BF: Für wie wahrscheinlich halten Sie den Umstand, dass in der Arbeitswelt in Zukunft Inklusion tatsächlich für selbstverständlich (durch KI) gehalten wird?

A. B.-H.: Diese Frage kann in zwei Richtungen beantwortet werden: Zum einen geht es um den Einsatz von KI für die Inklusion in der Arbeitswelt und zum anderen um eine an sich selbstverständliche Inklusion am Arbeitsplatz.
Meiner Meinung nach wird der Umgang mit KI eine Selbstverständlichkeit werden und gehört für viele von uns bereits heute an vielen Stellen zum Alltag, zum Beispiel beim Googeln oder bei der Navigation im Straßenverkehr. Mit einer ähnlichen Selbstverständlichkeit werden wir bald auch KI-Systeme (für Inklusion) im Arbeitsalltag nutzen. KI wird uns auch helfen, die Arbeitswelt inklusiver zu gestalten, beispielsweise durch Systeme, die Entwickelnde dabei unterstützen, ihre Produkte barrierefrei zu gestalten.
Ein schönes Beispiel dafür ist das Start-up Equally AI, das Softwareentwickelnden ein Tool an die Hand gibt, das sie bei der Lösung von Barrierefreiheitsproblemen unterstützt.
Dennoch gibt es einige Herausforderungen bei der Anwendung von KI im Arbeitsalltag, auf die wir ja auch schon zu sprechen kamen. Mit der Einführung einzelner Tools ist noch niemandem nachhaltig geholfen, vielmehr muss der Einsatz ganzheitlich betrachtet werden – dabei immer vom später nutzenden Menschen aus. So müssen für die Arbeitnehmenden geeignete Bedingungen geschaffen werden, damit sie tatsächlich von KI-Systemen profitieren und selbstbestimmt handeln können.

Eine Infografik zur künstlichen Intelligenz. Mehrere Roboteren. Rechts im Bild sitzt eine Frau an einem Schreibtisch mit Laptop. Davorstehend ein Mann und eine Frau, die sich unterhalten. Links im Bild ein Roboter im Rollstuhl an einem Schreibtisch mit Laptop sitzend.

Interviewpartnerin Prof. Dr. Angelika Bullinger-Hoffmann

Prof. Dr.
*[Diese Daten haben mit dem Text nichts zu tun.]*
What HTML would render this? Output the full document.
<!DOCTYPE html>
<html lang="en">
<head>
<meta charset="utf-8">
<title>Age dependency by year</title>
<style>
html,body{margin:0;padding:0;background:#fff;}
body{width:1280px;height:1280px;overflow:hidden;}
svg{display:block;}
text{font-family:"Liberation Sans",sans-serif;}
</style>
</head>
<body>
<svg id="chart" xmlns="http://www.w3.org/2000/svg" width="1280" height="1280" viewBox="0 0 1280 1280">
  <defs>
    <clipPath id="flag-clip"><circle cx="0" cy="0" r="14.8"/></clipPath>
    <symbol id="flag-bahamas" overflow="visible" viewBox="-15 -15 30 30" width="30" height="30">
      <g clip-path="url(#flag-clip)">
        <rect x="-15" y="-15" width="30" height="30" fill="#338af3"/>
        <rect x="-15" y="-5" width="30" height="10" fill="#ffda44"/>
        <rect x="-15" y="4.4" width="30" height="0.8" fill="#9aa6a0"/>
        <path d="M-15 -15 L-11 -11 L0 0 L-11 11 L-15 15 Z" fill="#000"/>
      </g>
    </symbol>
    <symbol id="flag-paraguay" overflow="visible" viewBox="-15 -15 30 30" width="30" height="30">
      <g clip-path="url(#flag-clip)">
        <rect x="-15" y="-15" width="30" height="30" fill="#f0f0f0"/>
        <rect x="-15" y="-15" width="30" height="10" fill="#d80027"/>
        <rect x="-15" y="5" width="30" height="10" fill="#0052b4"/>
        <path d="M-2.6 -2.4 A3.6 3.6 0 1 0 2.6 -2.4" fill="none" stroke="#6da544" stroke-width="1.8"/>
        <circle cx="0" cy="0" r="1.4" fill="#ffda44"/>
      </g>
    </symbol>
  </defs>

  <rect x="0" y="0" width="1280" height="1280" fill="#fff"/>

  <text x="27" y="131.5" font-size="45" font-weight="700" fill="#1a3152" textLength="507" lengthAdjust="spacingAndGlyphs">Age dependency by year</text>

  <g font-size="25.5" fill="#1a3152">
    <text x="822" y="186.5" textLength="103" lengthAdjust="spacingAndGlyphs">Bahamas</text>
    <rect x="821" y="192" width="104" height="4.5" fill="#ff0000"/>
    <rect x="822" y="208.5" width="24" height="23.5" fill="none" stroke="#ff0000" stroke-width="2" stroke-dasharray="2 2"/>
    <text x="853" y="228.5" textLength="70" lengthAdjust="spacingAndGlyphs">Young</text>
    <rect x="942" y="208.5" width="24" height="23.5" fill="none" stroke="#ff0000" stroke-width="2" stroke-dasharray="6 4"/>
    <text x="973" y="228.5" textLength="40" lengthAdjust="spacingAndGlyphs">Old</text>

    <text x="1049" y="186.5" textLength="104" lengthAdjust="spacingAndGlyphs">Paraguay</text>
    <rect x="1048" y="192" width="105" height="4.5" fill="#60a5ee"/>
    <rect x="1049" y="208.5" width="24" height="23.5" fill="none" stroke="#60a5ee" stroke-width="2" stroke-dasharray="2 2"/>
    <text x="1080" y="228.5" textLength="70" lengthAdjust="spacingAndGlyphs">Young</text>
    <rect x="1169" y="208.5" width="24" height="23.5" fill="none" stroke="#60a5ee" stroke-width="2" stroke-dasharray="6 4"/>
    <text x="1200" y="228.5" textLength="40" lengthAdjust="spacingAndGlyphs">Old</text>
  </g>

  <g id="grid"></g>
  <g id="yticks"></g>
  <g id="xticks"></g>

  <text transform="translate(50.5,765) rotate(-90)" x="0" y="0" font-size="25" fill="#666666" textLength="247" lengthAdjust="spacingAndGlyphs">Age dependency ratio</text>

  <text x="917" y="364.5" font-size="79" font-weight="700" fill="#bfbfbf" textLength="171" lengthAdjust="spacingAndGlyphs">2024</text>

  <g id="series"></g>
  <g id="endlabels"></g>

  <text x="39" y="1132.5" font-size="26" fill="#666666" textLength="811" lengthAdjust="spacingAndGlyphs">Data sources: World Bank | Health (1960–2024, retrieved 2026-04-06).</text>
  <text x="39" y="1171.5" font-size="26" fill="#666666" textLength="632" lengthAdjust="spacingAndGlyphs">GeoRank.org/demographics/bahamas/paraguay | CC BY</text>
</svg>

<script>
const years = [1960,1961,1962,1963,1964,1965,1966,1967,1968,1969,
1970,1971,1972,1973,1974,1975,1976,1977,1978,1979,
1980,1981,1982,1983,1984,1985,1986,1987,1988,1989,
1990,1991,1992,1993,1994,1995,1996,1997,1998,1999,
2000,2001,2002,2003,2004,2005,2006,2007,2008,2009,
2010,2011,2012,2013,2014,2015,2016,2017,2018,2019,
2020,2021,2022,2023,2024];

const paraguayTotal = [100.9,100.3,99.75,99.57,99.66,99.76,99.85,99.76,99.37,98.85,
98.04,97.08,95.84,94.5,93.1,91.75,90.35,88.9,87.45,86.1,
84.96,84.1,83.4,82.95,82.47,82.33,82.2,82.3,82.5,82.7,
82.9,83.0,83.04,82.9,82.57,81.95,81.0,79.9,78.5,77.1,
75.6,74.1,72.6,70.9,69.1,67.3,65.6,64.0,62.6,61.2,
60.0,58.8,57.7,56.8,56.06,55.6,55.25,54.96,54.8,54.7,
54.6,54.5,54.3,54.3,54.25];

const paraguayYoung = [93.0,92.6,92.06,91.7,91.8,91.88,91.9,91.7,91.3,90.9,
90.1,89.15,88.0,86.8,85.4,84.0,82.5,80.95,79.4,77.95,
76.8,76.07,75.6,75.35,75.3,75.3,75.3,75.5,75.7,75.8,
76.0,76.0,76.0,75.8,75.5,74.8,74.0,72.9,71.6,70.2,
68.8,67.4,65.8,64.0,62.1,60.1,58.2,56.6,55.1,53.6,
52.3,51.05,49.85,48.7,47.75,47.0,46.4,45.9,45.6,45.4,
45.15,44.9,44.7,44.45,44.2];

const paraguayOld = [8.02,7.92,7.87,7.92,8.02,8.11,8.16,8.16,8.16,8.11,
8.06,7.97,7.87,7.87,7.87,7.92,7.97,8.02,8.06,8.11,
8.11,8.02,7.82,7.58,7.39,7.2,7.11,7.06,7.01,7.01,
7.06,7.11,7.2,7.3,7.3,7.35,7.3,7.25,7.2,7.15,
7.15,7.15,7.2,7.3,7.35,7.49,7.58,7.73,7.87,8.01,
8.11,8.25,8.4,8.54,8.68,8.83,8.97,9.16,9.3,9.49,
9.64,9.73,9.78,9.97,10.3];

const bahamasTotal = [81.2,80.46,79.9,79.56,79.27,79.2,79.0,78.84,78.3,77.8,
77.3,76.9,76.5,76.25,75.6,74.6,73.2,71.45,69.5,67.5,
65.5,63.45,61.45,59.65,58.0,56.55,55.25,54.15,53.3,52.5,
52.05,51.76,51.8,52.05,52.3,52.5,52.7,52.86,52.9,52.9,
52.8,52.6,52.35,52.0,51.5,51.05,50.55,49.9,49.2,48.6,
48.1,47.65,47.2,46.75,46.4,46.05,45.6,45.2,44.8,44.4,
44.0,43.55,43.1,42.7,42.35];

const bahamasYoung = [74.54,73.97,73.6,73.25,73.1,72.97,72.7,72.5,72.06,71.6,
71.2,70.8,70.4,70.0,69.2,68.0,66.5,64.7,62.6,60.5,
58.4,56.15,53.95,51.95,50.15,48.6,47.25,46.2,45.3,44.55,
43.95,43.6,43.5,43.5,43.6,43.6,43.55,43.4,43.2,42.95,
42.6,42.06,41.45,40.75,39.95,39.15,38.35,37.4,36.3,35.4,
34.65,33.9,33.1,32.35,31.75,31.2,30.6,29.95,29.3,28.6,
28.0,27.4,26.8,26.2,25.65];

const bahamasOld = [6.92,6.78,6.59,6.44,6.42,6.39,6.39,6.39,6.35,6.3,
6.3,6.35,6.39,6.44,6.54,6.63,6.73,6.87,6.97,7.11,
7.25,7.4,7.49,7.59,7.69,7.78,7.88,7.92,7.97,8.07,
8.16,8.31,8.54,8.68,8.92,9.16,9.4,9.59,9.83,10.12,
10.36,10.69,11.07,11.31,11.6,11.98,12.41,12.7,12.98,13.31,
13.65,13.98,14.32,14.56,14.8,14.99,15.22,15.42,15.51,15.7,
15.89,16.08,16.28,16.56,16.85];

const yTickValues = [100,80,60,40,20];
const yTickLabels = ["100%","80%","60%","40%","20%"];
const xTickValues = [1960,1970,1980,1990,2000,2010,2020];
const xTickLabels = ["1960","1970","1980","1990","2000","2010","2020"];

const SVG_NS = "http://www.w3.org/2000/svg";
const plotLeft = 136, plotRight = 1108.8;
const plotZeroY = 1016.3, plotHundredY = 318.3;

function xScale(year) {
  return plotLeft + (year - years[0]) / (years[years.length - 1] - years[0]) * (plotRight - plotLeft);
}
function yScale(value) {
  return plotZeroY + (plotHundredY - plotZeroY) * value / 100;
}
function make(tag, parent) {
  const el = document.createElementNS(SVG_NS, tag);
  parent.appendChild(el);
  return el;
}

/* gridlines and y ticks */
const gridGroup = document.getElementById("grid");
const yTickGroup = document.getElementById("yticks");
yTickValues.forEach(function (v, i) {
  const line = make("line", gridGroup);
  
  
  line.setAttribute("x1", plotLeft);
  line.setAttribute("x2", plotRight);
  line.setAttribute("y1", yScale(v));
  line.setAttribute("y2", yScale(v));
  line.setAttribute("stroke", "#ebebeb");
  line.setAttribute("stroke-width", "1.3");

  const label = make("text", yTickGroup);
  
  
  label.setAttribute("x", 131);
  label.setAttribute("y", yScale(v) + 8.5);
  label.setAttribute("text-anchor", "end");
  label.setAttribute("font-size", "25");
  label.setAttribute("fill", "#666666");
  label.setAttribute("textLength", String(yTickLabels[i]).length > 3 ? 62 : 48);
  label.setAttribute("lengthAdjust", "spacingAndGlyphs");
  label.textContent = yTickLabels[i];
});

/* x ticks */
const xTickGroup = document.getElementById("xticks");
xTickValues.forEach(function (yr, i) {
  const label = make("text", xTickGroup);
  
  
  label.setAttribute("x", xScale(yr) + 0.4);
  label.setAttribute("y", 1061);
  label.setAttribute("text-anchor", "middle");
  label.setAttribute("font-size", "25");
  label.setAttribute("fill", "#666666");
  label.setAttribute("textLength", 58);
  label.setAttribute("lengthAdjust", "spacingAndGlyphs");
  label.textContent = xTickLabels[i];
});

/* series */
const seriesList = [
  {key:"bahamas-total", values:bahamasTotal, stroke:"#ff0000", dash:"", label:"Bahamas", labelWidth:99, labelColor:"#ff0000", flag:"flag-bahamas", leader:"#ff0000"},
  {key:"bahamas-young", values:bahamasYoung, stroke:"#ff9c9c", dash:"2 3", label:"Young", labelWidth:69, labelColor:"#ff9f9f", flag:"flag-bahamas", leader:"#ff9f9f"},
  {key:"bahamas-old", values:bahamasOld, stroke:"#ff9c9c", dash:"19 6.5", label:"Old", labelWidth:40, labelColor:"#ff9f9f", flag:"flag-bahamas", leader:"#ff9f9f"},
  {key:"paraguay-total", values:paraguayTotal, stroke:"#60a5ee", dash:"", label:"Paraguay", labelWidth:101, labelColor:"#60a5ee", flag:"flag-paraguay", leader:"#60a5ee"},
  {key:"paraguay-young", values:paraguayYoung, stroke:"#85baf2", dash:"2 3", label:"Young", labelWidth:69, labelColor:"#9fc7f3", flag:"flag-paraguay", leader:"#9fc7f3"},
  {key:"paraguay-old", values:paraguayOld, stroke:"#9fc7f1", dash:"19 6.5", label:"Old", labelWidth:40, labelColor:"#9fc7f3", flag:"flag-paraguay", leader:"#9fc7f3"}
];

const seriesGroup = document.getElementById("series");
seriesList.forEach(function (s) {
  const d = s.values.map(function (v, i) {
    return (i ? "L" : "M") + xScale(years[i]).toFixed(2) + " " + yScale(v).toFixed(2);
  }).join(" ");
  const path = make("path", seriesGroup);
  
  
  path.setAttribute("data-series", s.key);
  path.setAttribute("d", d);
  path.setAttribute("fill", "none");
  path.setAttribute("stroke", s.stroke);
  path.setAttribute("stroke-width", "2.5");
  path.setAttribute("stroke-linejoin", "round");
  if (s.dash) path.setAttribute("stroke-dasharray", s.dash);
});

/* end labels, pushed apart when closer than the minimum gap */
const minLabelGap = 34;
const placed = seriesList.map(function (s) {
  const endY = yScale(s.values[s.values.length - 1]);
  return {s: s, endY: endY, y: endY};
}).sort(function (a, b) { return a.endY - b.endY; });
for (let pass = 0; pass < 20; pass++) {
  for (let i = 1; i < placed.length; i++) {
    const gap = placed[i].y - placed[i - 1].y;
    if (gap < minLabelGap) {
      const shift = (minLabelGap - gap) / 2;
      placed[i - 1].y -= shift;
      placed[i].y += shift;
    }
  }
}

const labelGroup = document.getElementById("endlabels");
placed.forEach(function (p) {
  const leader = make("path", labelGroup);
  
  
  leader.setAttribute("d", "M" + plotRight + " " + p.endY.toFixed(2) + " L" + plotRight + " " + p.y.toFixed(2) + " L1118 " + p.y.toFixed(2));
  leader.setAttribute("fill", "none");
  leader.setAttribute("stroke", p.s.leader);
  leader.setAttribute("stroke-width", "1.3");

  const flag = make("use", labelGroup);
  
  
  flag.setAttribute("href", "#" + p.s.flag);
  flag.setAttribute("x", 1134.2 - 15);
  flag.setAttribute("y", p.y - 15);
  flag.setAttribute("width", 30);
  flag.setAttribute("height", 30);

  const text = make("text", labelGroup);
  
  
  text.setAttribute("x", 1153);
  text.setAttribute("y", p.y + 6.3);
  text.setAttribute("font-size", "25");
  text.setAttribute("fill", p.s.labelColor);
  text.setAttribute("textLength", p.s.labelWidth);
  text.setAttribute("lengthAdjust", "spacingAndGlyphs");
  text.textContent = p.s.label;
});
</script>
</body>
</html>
Angelika Bullinger-Hoffmann ist Professorin für Arbeitswissenschaft und Innovationsmanagement an der TU Chemnitz. Gemeinsam mit ihrem Team widmet sie sich eingehenden Forschungsarbeiten zu Mensch-Technik-Schnittstellen in der zukünftigen Arbeits- und Lebenswelt. Angelika Bullinger-Hoffman ist Mitglied der Arbeitsgruppe 2 „Arbeit, Qualifikation, Mensch-Maschine-Interaktion“ der Plattform Lernende Systeme.

Über die Plattform Lernende Systeme

Die Plattform Lernende Systeme wurde im Jahr 2017 vom Bundesministerium für Bildung und Forschung (BMBF) auf Anregung des Fachforums Autonome Systeme, des Hightech-Forums und acatech gegründet. Sie vereint Experten:innen aus Wissenschaft, Wirtschaft, Politik und Zivilgesellschaft aus dem Bereich der künstlichen Intelligenz. In Arbeitsgruppen entwickeln sie Handlungsoptionen und Empfehlungen für den verantwortlichen Einsatz von lernenden Systemen. Ziel der Plattform ist es, als unabhängiger Makler den gesellschaftlichen Dialog zu fördern, Kooperationen in Forschung und Entwicklung anzuregen und Deutschland als führenden Technologieanbieter für lernende Systeme zu positionieren. Die Leitung der Plattform liegt bei Bundesministerin Bettina Stark-Watzinger (BMBF) und Jan Wörner (Präsident acatech).